Archaeologists at the York Trust, which advised those preserving Henry VIII's flagship, the Mary Rose, were consulted before the timbers of the world's only surviving "canal flat", Onward, was lifted from a Shropshire Union Canal wharf in Chester. A wooden cradle was built beneath it before cranes hoisted up its bow.
This type of canal boat had not seen the light of day for 50 years. Flats were built in the 1800s to transport corn, linen and pig iron. They carried an astonishing 70 tonnes of freight along the narrow waterways.

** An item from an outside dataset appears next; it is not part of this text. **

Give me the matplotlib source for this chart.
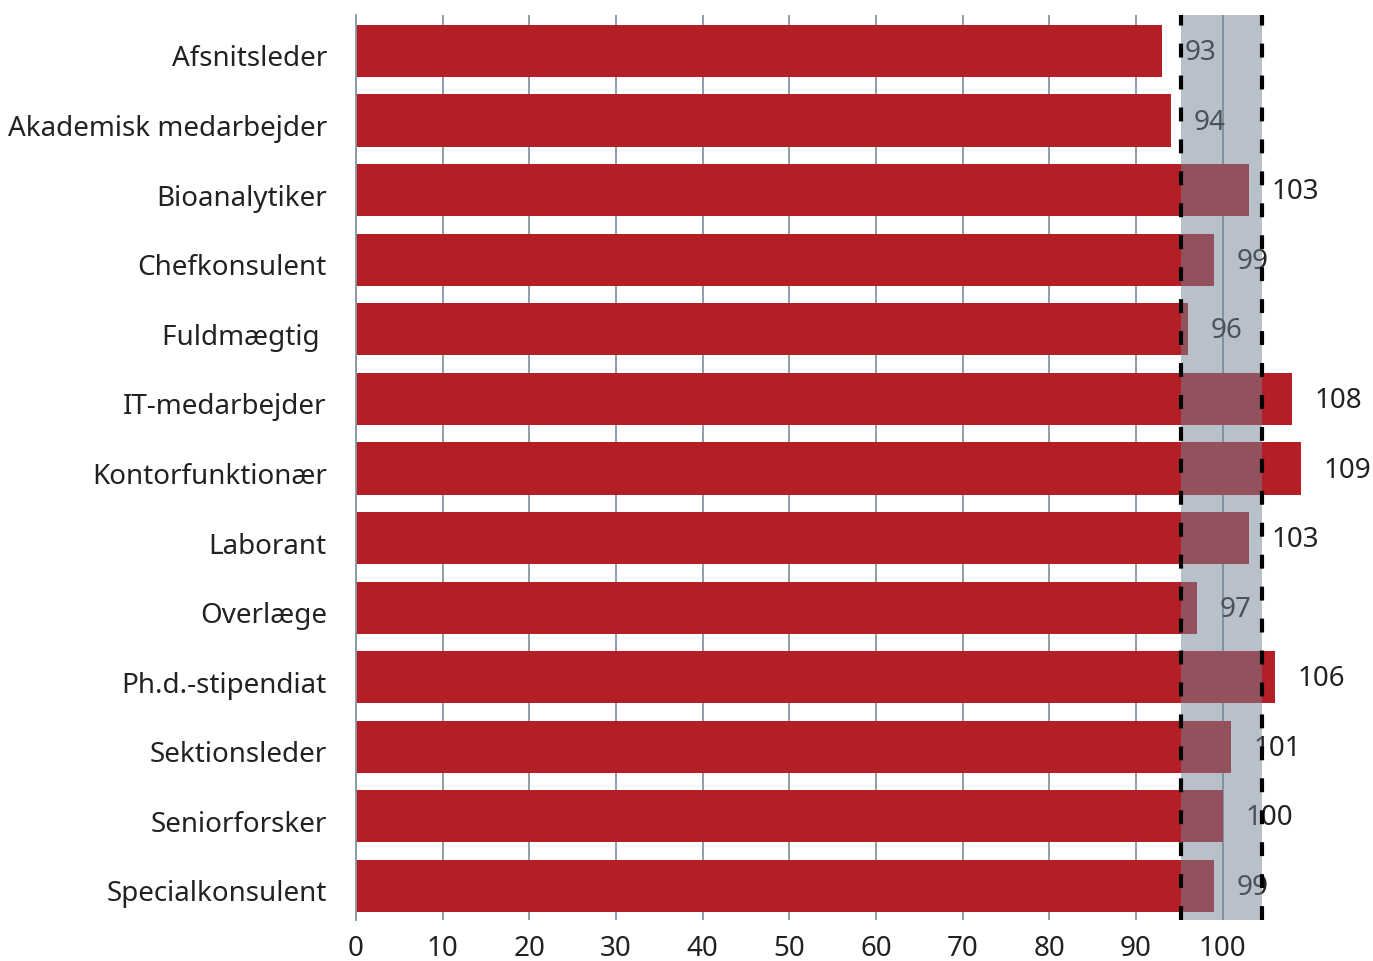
import matplotlib
matplotlib.use("Agg")
from matplotlib import pyplot as plt
from matplotlib.transforms import ScaledTranslation
import numpy as np

plt.rcParams['font.family'] = ['Noto Sans', 'DejaVu Sans']
plt.rcParams['lines.scale_dashes'] = False

roles = ["Afsnitsleder", "Akademisk medarbejder", "Bioanalytiker", "Chefkonsulent",
         "Fuldmægtig ", "IT-medarbejder", "Kontorfunktionær", "Laborant", "Overlæge",
         "Ph.d.-stipendiat", "Sektionsleder", "Seniorforsker", "Specialkonsulent"]
index_values = [93, 94, 103, 99, 96, 108, 109, 103, 97, 106, 101, 100, 99]
band_low, band_high = 95.2, 104.5
xticks = list(range(0, 101, 10))

bar_color = "#b31f24"
grid_color = "#8796a5"
band_color = "#728394"
text_color = "#222222"

fig = plt.figure(figsize=(13.73, 9.61), dpi=100)
ax = fig.add_axes([356 / 1373, 41 / 961, (1370 - 356) / 1373, (946 - 41) / 961])

y = np.arange(len(roles))
ax.barh(y, index_values, height=0.75, color=bar_color, zorder=2)

for yi, v in zip(y, index_values):
    ax.text(v + 2.6, yi + 0.03, str(v), va="center", ha="left", fontsize=20,
            color=text_color, zorder=3)

# tolerance band drawn over bars and labels
ax.axvspan(band_low, band_high, color=band_color, alpha=0.5, lw=0, zorder=4)
for xv in (band_low, band_high):
    ax.axvline(xv, color="black", lw=3, dashes=(10, 13), zorder=5)

ax.set_xlim(0, 117)
ax.set_ylim(12.49, -0.517)
ax.set_xticks(xticks)
ax.set_yticks(y)
ax.set_yticklabels(roles)
ax.xaxis.grid(True, color=grid_color, lw=1.3, zorder=1)
ax.set_axisbelow(True)

for side in ("top", "right", "bottom"):
    ax.spines[side].set_visible(False)
ax.spines["left"].set_color(grid_color)
ax.spines["left"].set_linewidth(1.3)

ax.tick_params(axis="y", length=0, pad=21, labelsize=20, labelcolor=text_color)
ax.tick_params(axis="x", length=0, pad=11, labelsize=20, labelcolor=text_color)

# nudge category names slightly down
shift = ScaledTranslation(0, -5 / 100, fig.dpi_scale_trans)
for lbl in ax.get_yticklabels():
    lbl.set_transform(lbl.get_transform() + shift)

fig.savefig("out.png", dpi=100)
plt.close()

Onward's length also made it adaptable to work the tidal Dee and Mersey rivers but, in the Fifties, it was abandoned, buried along with other flats and narrow-boats as a cost-effective way of filling the Tower Wharf Basin at Chester.
A British Waterways engineer stumbled upon the boats while developing a scheme to regenerate Chester's canalside, and archaeologists have subsequently excavated the timbers over the last year.
Two Mersey river flats, Herbert and John, which are almost as rare, followed Onward out of the water, yesterday. Herbert was badly damaged at Eastham at the junction of the Manchester Ship Canal and the Mersey in 1902, while John sank in the Mersey in 1989.
The three boats were immediately transported to the boat museum run by a British Waterways' trust at Ellesmere Port, Cheshire. "We are particularly interested in finding out more about the flats' ability to carry enormous loads in very shallow inland waters," said Martin Cook, who has led the salvage effort.